The Curiosity Cabinet is a novel which has had a long and complicated life. It started out as a trilogy of radio plays, was totally rewritten as a novel, shortlisted for a book prize, published by Polygon, and then went out of print but not before it had been released as an unabridged audio reading and abridged (without the sex and swearing - not that there is a LOT of it - but very nicely done!) for the People's Friend. It had been so well reviewed, had so many readers who had taken the time and trouble to tell me how much they liked it, that it became one of my first Kindle books. It had a new and very beautiful cover by my friend, textile artist Alison Bell. And in 2014, I plan to re release it in paperback, via Amazon's Createspace.
I've been visiting the little Hebridean Isle of Gigha for many years now - I even wrote a history of the place called God's Islanders for Birlinn - and I love it. The Garve of the novel isn't entirely Gigha and other islands are certainly available! Coll, for instance. But the landscapes of Gigha definitely inspired the landscapes of Garve, past and present, in the novel.

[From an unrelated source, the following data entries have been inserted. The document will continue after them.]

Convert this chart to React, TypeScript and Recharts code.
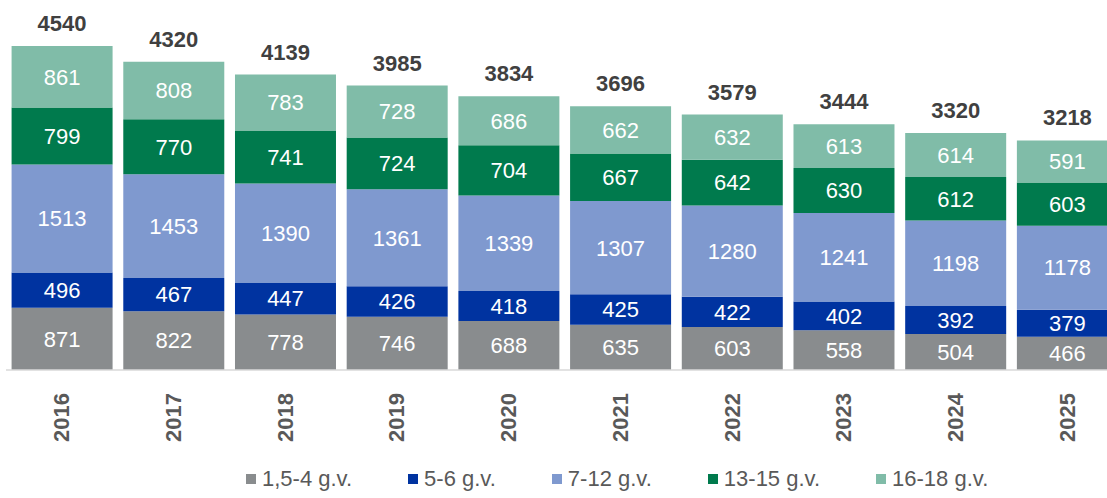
import React from 'react';
import { BarChart, Bar, XAxis, YAxis, Legend, LabelList } from 'recharts';

const categories = ['2016', '2017', '2018', '2019', '2020', '2021', '2022', '2023', '2024', '2025'];
const age1 = [871, 822, 778, 746, 688, 635, 603, 558, 504, 466];
const age2 = [496, 467, 447, 426, 418, 425, 422, 402, 392, 379];
const age3 = [1513, 1453, 1390, 1361, 1339, 1307, 1280, 1241, 1198, 1178];
const age4 = [799, 770, 741, 724, 704, 667, 642, 630, 612, 603];
const age5 = [861, 808, 783, 728, 686, 662, 632, 613, 614, 591];
const totals = [4540, 4320, 4139, 3985, 3834, 3696, 3579, 3444, 3320, 3218];

const seriesNames = ['1,5-4 g.v.', '5-6 g.v.', '7-12 g.v.', '13-15 g.v.', '16-18 g.v.'];
const seriesKeys = ['a1', 'a2', 'a3', 'a4', 'a5'];
const seriesColors = ['#898C8E', '#0033A0', '#7F99CF', '#007A4D', '#80BCA8'];

const data = categories.map((c, i) => ({
  year: c,
  a1: age1[i],
  a2: age2[i],
  a3: age3[i],
  a4: age4[i],
  a5: age5[i],
  total: totals[i],
}));

const FONT = '"Liberation Sans", Arial, sans-serif';

const YearTick = (props: any) => {
  const { x, y, payload } = props;
  return (
    <text
      x={x}
      y={y + 15}
      transform={`rotate(-90, ${x}, ${y + 15})`}
      textAnchor="end"
      dominantBaseline="central"
      fill="#595959"
      fontFamily={FONT}
      fontWeight="bold"
      fontSize={22}
    >
      {payload.value}
    </text>
  );
};

const TotalLabel = (props: any) => {
  const { x, y, width, index } = props;
  return (
    <text
      x={x + width / 2}
      y={y - 15}
      textAnchor="middle"
      fill="#404040"
      fontFamily={FONT}
      fontWeight="bold"
      fontSize={22}
    >
      {totals[index]}
    </text>
  );
};

const CustomLegend = () => (
  <div
    style={{
      display: 'flex',
      alignItems: 'center',
      paddingLeft: 246,
      fontFamily: FONT,
      fontSize: 22,
      color: '#595959',
      height: 38,
      lineHeight: '22px',
    }}
  >
    {seriesNames.map((n, i) => (
      <div key={n} style={{ display: 'flex', alignItems: 'center', marginRight: i < seriesNames.length - 1 ? 56 : 0 }}>
        <span style={{ display: 'inline-block', width: 10, height: 10, background: seriesColors[i], marginRight: 6 }} />
        <span>{n}</span>
      </div>
    ))}
  </div>
);

export default function App() {
  return (
    <div style={{ position: 'absolute', left: 0, top: 0, width: 1107, height: 498, overflow: 'hidden', background: '#fff' }}>
      <BarChart
        width={1123}
        height={498}
        data={data}
        margin={{ top: 46, right: 0, left: 6, bottom: 0 }}
        barCategoryGap="5%"
      >
        <XAxis
          dataKey="year"
          height={90}
          axisLine={{ stroke: '#D9D9D9', strokeWidth: 1.5 }}
          tickLine={false}
          tick={<YearTick />}
          interval={0}
        />
        <YAxis hide domain={[0, 4540]} />
        <Legend
          verticalAlign="bottom"
          height={38}
          wrapperStyle={{ left: 0, width: 1107 }}
          content={<CustomLegend />}
        />
        {seriesKeys.map((k, i) => (
          <Bar key={k} dataKey={k} name={seriesNames[i]} stackId="s" fill={seriesColors[i]} isAnimationActive={false}>
            <LabelList
              dataKey={k}
              position="center"
              fill="#ffffff"
              fontFamily={FONT}
              fontSize={22}
            />
            {i === seriesKeys.length - 1 ? <LabelList dataKey="total" content={<TotalLabel />} /> : null}
          </Bar>
        ))}
      </BarChart>
    </div>
  );
}
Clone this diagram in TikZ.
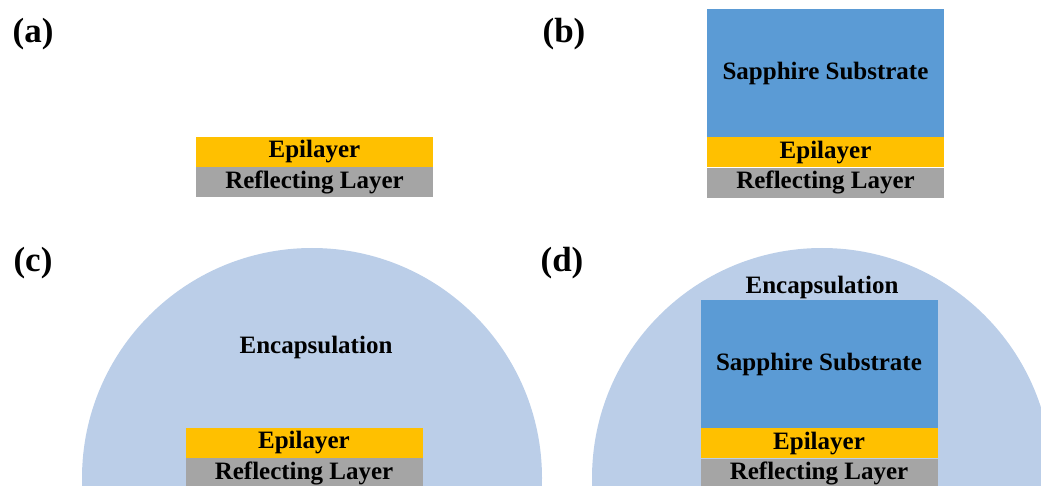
\documentclass[tikz,border=0pt]{standalone}
\usepackage{fontspec}
\setmainfont{LiberationSerif}[Extension=.ttf, UprightFont=*-Regular, BoldFont=*-Bold]
\usetikzlibrary{positioning}

\definecolor{sapphireblue}{RGB}{91,155,213}
\definecolor{epigold}{RGB}{255,192,0}
\definecolor{reflgray}{RGB}{165,165,165}
\definecolor{encapblue}{RGB}{187,206,232}

\tikzset{
  layer/.style={rectangle, inner sep=0pt, minimum width=237pt, minimum height=30pt,
    font=\rmfamily\bfseries\fontsize{25}{25}\selectfont},
  epilayer/.style={layer, fill=epigold},
  reflecting/.style={layer, fill=reflgray},
  substrate/.style={layer, fill=sapphireblue, minimum height=128pt},
  encaptext/.style={font=\rmfamily\bfseries\fontsize{25}{25}\selectfont},
  panellabel/.style={font=\rmfamily\bfseries\fontsize{35}{35}\selectfont},
  encap/.style={fill=encapblue}
}

\begin{document}
\begin{tikzpicture}[x=1pt,y=-1pt]
	\useasboundingbox (0,0) rectangle (1041,486);
	\clip (0,0) rectangle (1041,486);
	% panel labels
	\node[panellabel] (labela) at (33,34) {(a)};
	\node[panellabel] (labelb) at (564,34) {(b)};
	\node[panellabel] (labelc) at (33,263) {(c)};
	\node[panellabel] (labeld) at (562,263) {(d)};
	% (a)
	\node[epilayer] (epia) at (314.5,152) {Epilayer};
	\node[reflecting, below=0pt of epia] (refla) {Reflecting Layer};
	% (b)
	\node[substrate] (subb) at (825.5,73) {Sapphire Substrate};
	\node[epilayer, below=0pt of subb] (epib) {Epilayer};
	\node[reflecting, below=0pt of epib] (reflb) {Reflecting Layer};
	% (c)
	\fill[encap] (312,478) circle[radius=230pt];
	\node[encaptext] (encapc) at (316,347) {Encapsulation};
	\node[epilayer] (epic) at (304,443) {Epilayer};
	\node[reflecting, below=0pt of epic] (reflc) {Reflecting Layer};
	% (d)
	\fill[encap] (822,478) circle[radius=230pt];
	\node[encaptext] (encapd) at (822,287) {Encapsulation};
	\node[substrate] (subd) at (819,364) {Sapphire Substrate};
	\node[epilayer, below=0pt of subd] (epid) {Epilayer};
	\node[reflecting, below=0pt of epid] (refld) {Reflecting Layer};
\end{tikzpicture}
\end{document}
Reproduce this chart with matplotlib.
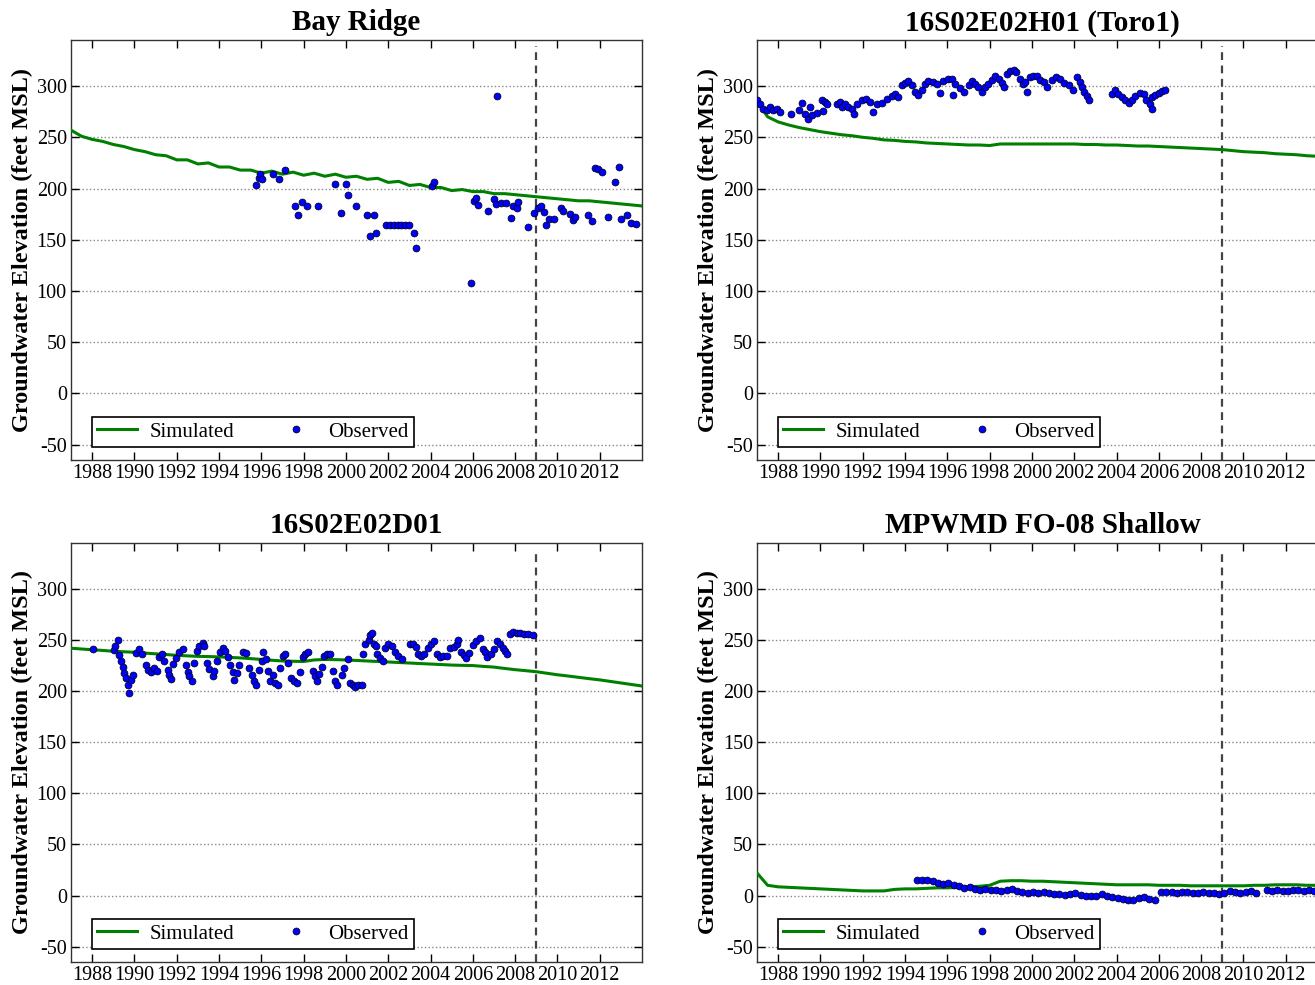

They went on to inspire the landscapes of the anonymous Scottish island in Bird of Passage too - but differently. Maybe I'll do a dedicated Pinterest board for that novel too, in due course.
I'll be adding a few more pictures to the Curiosity Cabinet board over the next few weeks. This is the landscape of the novel - when I visualise the film of the book in my head this is the kind of thing I see. Well, a girl can dream, can't she?